Industrialization, and especially the use of oil and electricity to do work, decoupled man-power. Computers and the internet have decoupled man-hours, and now we see economies of scale, and an information economy. With AI, we may see even less dependence on human labor.
What will this do to the human population? With low skill labor made irrelevant, how will those people contribute and receive money from an increasingly gated economy?
Interestingly, food also benefits from economies of scale and automation. Cheaper food leads to a larger population. Larger population means more people contributing to the economy, but as we've already seen in farming this last hundred years, fewer and fewer people of whom the economy pays wages to.
It's a strange balance. I do not know what it all means.
I still don't know AI or robots capable of doing work of electricians, house constructors, shoe repairing, car repairing and so on. There's a class of job too complicated for a robot at the current state of art (say, for next 50-70 years at least), because humans do it better and even in awful conditions.

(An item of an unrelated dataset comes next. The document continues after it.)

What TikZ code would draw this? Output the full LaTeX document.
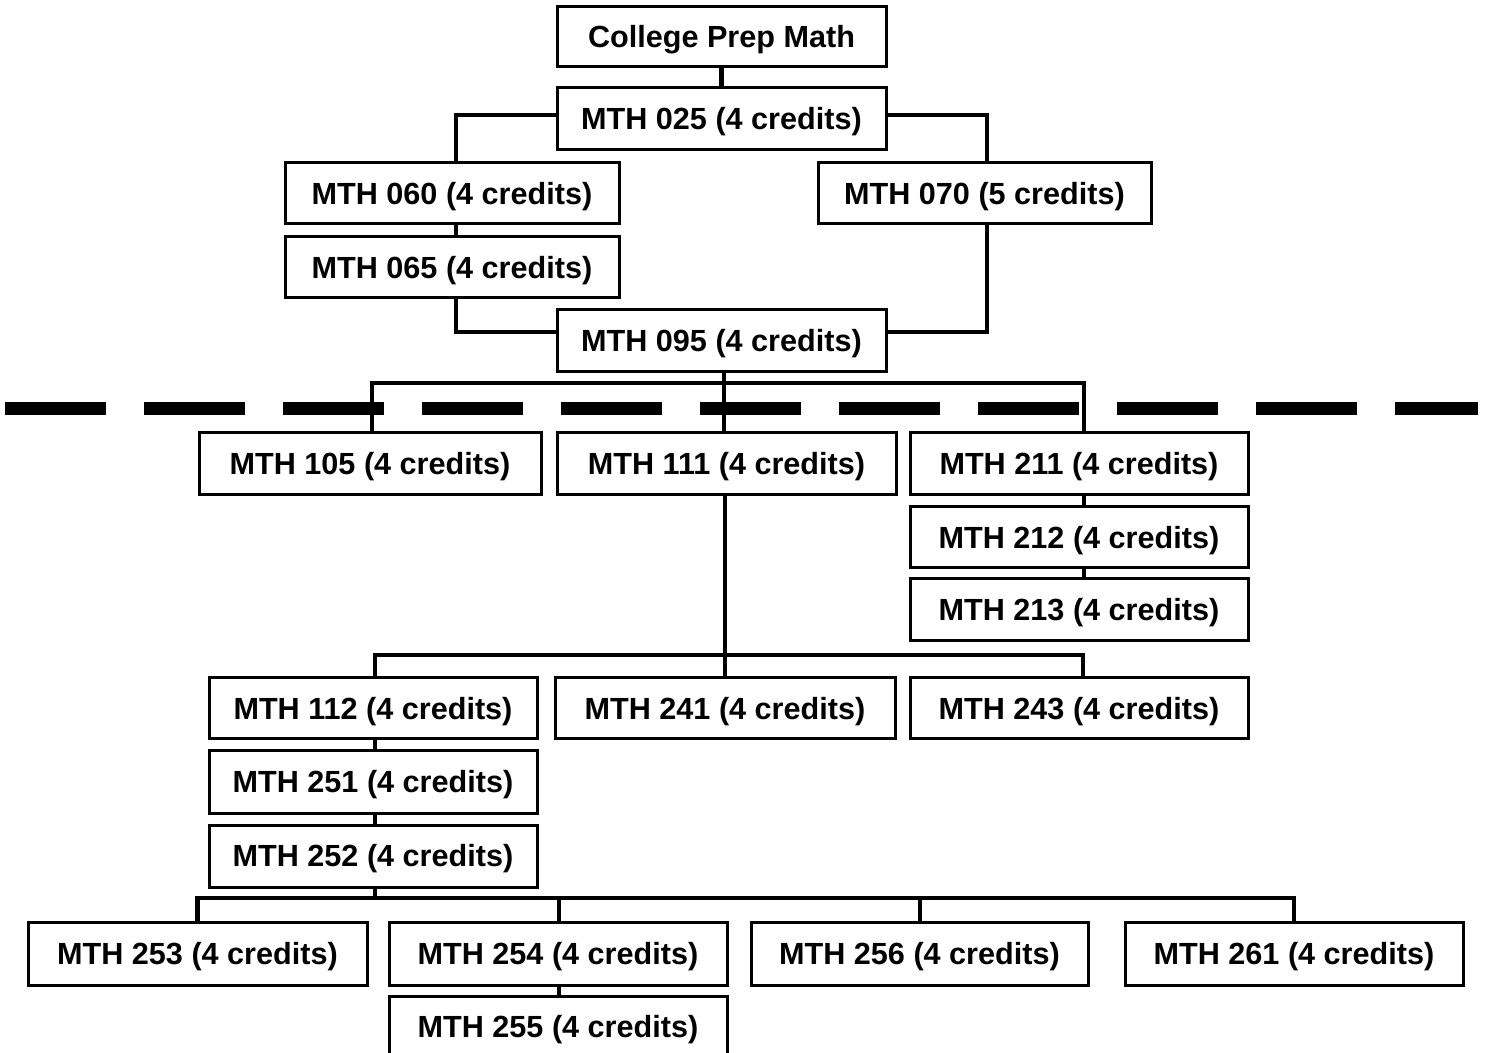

AI can't cope with bad weather or too complicated problems.
See how the "autonomous cars" drive well on sunny and dry days against windy or snowy days
There are easier problems that still cannot be solved by robots. The biggest milestone will probably something completely trivial like newspaper delivery. It's repetitive routine work with the added complexity that every mailbox is completely different.
The underlying assumption in the article is that even after the AI-Automation revolution people will still want jobs. A good chunk of the population might just be happy when their basic needs of food, shelter, clothing, entertainment, etc are met by automated factories and services. It is possible to create this supply meets demand world at zero recurring costs.
But then those people have no leverage to barter with and save them from oppression.
I worry that the ai powered future looks like a country with the resource curse - only those with control of the means of production have any political power.
How do we ensure people continue to have any real political power without their underlying economic power to enforce it?